■ **What the task requires**: Copy out the listing that follows exactly, dropping every picture.

■ **Data lines**:
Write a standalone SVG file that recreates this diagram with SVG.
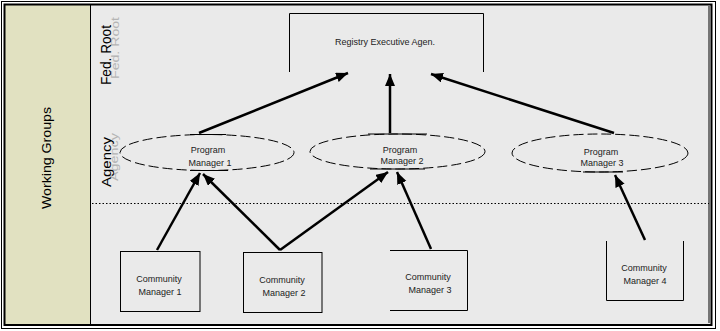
<svg xmlns="http://www.w3.org/2000/svg" width="720" height="331" viewBox="0 0 720 331">
<defs>
<style>
.lbl{font-family:"Liberation Sans",Arial,sans-serif;font-size:9px;fill:#222;text-anchor:middle}
.side{font-family:"Liberation Sans",Arial,sans-serif;font-size:13px;fill:#000;text-anchor:middle}
.ghost{font-family:"Liberation Sans",Arial,sans-serif;font-size:10px;fill:#b4b4b4;text-anchor:middle}
.box{fill:none;stroke:#000;stroke-width:1}
.ell{fill:none;stroke:#000;stroke-width:1;stroke-dasharray:10,4}
.seg{stroke:#000;stroke-width:1}
.arr{stroke:#000;stroke-width:2.5;fill:none;marker-end:url(#ah)}
</style>
<marker id="ah" markerUnits="userSpaceOnUse" markerWidth="13" markerHeight="11" refX="12" refY="5" orient="auto">
<path d="M0,0 L12,5 L0,10 z" fill="#000"/>
</marker>
</defs>
<rect x="0" y="0" width="720" height="331" fill="#ffffff"/>
<rect x="5" y="5" width="706" height="320" fill="#eaeaea"/>
<rect x="5" y="5" width="85" height="320" fill="#e1e1c1"/>
<line x1="90.5" y1="5" x2="90.5" y2="325" stroke="#000" stroke-width="1"/>
<rect x="1.5" y="1.5" width="714" height="327" fill="none" stroke="#000" stroke-width="1"/>
<rect x="4.5" y="4.5" width="707" height="320.5" fill="none" stroke="#000" stroke-width="2"/>
<line x1="709" y1="6" x2="709" y2="323" stroke="#000" stroke-width="1"/>
<line x1="92" y1="203.5" x2="709" y2="203.5" stroke="#000" stroke-width="1" stroke-dasharray="1.5,2"/>

<g id="lane-labels">
<text class="side" transform="translate(51,158) rotate(-90)" textLength="102" lengthAdjust="spacingAndGlyphs">Working Groups</text>
<text class="ghost" transform="translate(118.5,48) rotate(-90)" textLength="62" lengthAdjust="spacingAndGlyphs">Fed. Root</text>
<text class="side" style="font-size:14px" transform="translate(110.5,55) rotate(-90)" textLength="60" lengthAdjust="spacingAndGlyphs">Fed. Root</text>
<text class="ghost" transform="translate(118,157) rotate(-90)" textLength="48" lengthAdjust="spacingAndGlyphs">Agency</text>
<text class="side" transform="translate(111,162) rotate(-90)" textLength="50" lengthAdjust="spacingAndGlyphs">Agency</text>
</g>

<g id="registry">
<path class="box" d="M289.5,72 V13.5 H483.5 V72"/>
<text class="lbl" x="385" y="45">Registry Executive Agen.</text>
</g>

<g id="pm1">
<ellipse class="ell" cx="207" cy="152.5" rx="87" ry="18"/>
<line class="seg" x1="190" y1="134.5" x2="226" y2="134.5"/>
<line class="seg" x1="190" y1="170.5" x2="228" y2="170.5"/>
<text class="lbl" x="208" y="153">Program</text>
<text class="lbl" x="210" y="166">Manager 1</text>
</g>
<g id="pm2">
<ellipse class="ell" cx="397.5" cy="151.5" rx="87.5" ry="17.5"/>
<line class="seg" x1="368" y1="134" x2="427" y2="134"/>
<line class="seg" x1="370" y1="169" x2="425" y2="169"/>
<text class="lbl" x="400" y="153">Program</text>
<text class="lbl" x="402" y="164">Manager 2</text>
</g>
<g id="pm3">
<ellipse class="ell" cx="600" cy="153" rx="88" ry="19"/>
<line class="seg" x1="583" y1="172" x2="623" y2="172"/>
<text class="lbl" x="601" y="155">Program</text>
<text class="lbl" x="602" y="166">Manager 3</text>
</g>

<g id="cm1">
<rect class="box" x="120.5" y="251.5" width="79.5" height="60"/>
<text class="lbl" x="159" y="282">Community</text>
<text class="lbl" x="160" y="295">Manager 1</text>
</g>
<g id="cm2">
<rect class="box" x="243.5" y="252.5" width="78.5" height="60"/>
<text class="lbl" x="282" y="283">Community</text>
<text class="lbl" x="284" y="296">Manager 2</text>
</g>
<g id="cm3">
<path class="box" d="M390,250.5 H467.5 V310.5 H390"/>
<text class="lbl" x="428" y="280">Community</text>
<text class="lbl" x="430" y="293">Manager 3</text>
</g>
<g id="cm4">
<path class="box" d="M606.5,241 V300.5 H683.5 V241"/>
<text class="lbl" x="644" y="271">Community</text>
<text class="lbl" x="645" y="284">Manager 4</text>
</g>

<g id="connectors">
<line class="arr" x1="199" y1="133" x2="348" y2="73"/>
<line class="arr" x1="390" y1="133" x2="390" y2="74"/>
<line class="arr" x1="614" y1="133" x2="431" y2="74"/>
<line class="arr" x1="157" y1="250" x2="200" y2="173"/>
<line class="arr" x1="280" y1="250" x2="203" y2="174"/>
<line class="arr" x1="280" y1="250" x2="388" y2="172"/>
<line class="arr" x1="431" y1="249" x2="397" y2="172"/>
<line class="arr" x1="645" y1="240" x2="615" y2="175"/>
</g>
</svg>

■ **Response**:
Write a standalone SVG file that recreates this diagram with SVG.
<svg xmlns="http://www.w3.org/2000/svg" width="720" height="331" viewBox="0 0 720 331">
<defs>
<style>
.lbl{font-family:"Liberation Sans",Arial,sans-serif;font-size:9px;fill:#222;text-anchor:middle}
.side{font-family:"Liberation Sans",Arial,sans-serif;font-size:13px;fill:#000;text-anchor:middle}
.ghost{font-family:"Liberation Sans",Arial,sans-serif;font-size:10px;fill:#b4b4b4;text-anchor:middle}
.box{fill:none;stroke:#000;stroke-width:1}
.ell{fill:none;stroke:#000;stroke-width:1;stroke-dasharray:10,4}
.seg{stroke:#000;stroke-width:1}
.arr{stroke:#000;stroke-width:2.5;fill:none;marker-end:url(#ah)}
</style>
<marker id="ah" markerUnits="userSpaceOnUse" markerWidth="13" markerHeight="11" refX="12" refY="5" orient="auto">
<path d="M0,0 L12,5 L0,10 z" fill="#000"/>
</marker>
</defs>
<rect x="0" y="0" width="720" height="331" fill="#ffffff"/>
<rect x="5" y="5" width="706" height="320" fill="#eaeaea"/>
<rect x="5" y="5" width="85" height="320" fill="#e1e1c1"/>
<line x1="90.5" y1="5" x2="90.5" y2="325" stroke="#000" stroke-width="1"/>
<rect x="1.5" y="1.5" width="714" height="327" fill="none" stroke="#000" stroke-width="1"/>
<rect x="4.5" y="4.5" width="707" height="320.5" fill="none" stroke="#000" stroke-width="2"/>
<line x1="709" y1="6" x2="709" y2="323" stroke="#000" stroke-width="1"/>
<line x1="92" y1="203.5" x2="709" y2="203.5" stroke="#000" stroke-width="1" stroke-dasharray="1.5,2"/>

<g id="lane-labels">
<text class="side" transform="translate(51,158) rotate(-90)" textLength="102" lengthAdjust="spacingAndGlyphs">Working Groups</text>
<text class="ghost" transform="translate(118.5,48) rotate(-90)" textLength="62" lengthAdjust="spacingAndGlyphs">Fed. Root</text>
<text class="side" style="font-size:14px" transform="translate(110.5,55) rotate(-90)" textLength="60" lengthAdjust="spacingAndGlyphs">Fed. Root</text>
<text class="ghost" transform="translate(118,157) rotate(-90)" textLength="48" lengthAdjust="spacingAndGlyphs">Agency</text>
<text class="side" transform="translate(111,162) rotate(-90)" textLength="50" lengthAdjust="spacingAndGlyphs">Agency</text>
</g>

<g id="registry">
<path class="box" d="M289.5,72 V13.5 H483.5 V72"/>
<text class="lbl" x="385" y="45">Registry Executive Agen.</text>
</g>

<g id="pm1">
<ellipse class="ell" cx="207" cy="152.5" rx="87" ry="18"/>
<line class="seg" x1="190" y1="134.5" x2="226" y2="134.5"/>
<line class="seg" x1="190" y1="170.5" x2="228" y2="170.5"/>
<text class="lbl" x="208" y="153">Program</text>
<text class="lbl" x="210" y="166">Manager 1</text>
</g>
<g id="pm2">
<ellipse class="ell" cx="397.5" cy="151.5" rx="87.5" ry="17.5"/>
<line class="seg" x1="368" y1="134" x2="427" y2="134"/>
<line class="seg" x1="370" y1="169" x2="425" y2="169"/>
<text class="lbl" x="400" y="153">Program</text>
<text class="lbl" x="402" y="164">Manager 2</text>
</g>
<g id="pm3">
<ellipse class="ell" cx="600" cy="153" rx="88" ry="19"/>
<line class="seg" x1="583" y1="172" x2="623" y2="172"/>
<text class="lbl" x="601" y="155">Program</text>
<text class="lbl" x="602" y="166">Manager 3</text>
</g>

<g id="cm1">
<rect class="box" x="120.5" y="251.5" width="79.5" height="60"/>
<text class="lbl" x="159" y="282">Community</text>
<text class="lbl" x="160" y="295">Manager 1</text>
</g>
<g id="cm2">
<rect class="box" x="243.5" y="252.5" width="78.5" height="60"/>
<text class="lbl" x="282" y="283">Community</text>
<text class="lbl" x="284" y="296">Manager 2</text>
</g>
<g id="cm3">
<path class="box" d="M390,250.5 H467.5 V310.5 H390"/>
<text class="lbl" x="428" y="280">Community</text>
<text class="lbl" x="430" y="293">Manager 3</text>
</g>
<g id="cm4">
<path class="box" d="M606.5,241 V300.5 H683.5 V241"/>
<text class="lbl" x="644" y="271">Community</text>
<text class="lbl" x="645" y="284">Manager 4</text>
</g>

<g id="connectors">
<line class="arr" x1="199" y1="133" x2="348" y2="73"/>
<line class="arr" x1="390" y1="133" x2="390" y2="74"/>
<line class="arr" x1="614" y1="133" x2="431" y2="74"/>
<line class="arr" x1="157" y1="250" x2="200" y2="173"/>
<line class="arr" x1="280" y1="250" x2="203" y2="174"/>
<line class="arr" x1="280" y1="250" x2="388" y2="172"/>
<line class="arr" x1="431" y1="249" x2="397" y2="172"/>
<line class="arr" x1="645" y1="240" x2="615" y2="175"/>
</g>
</svg>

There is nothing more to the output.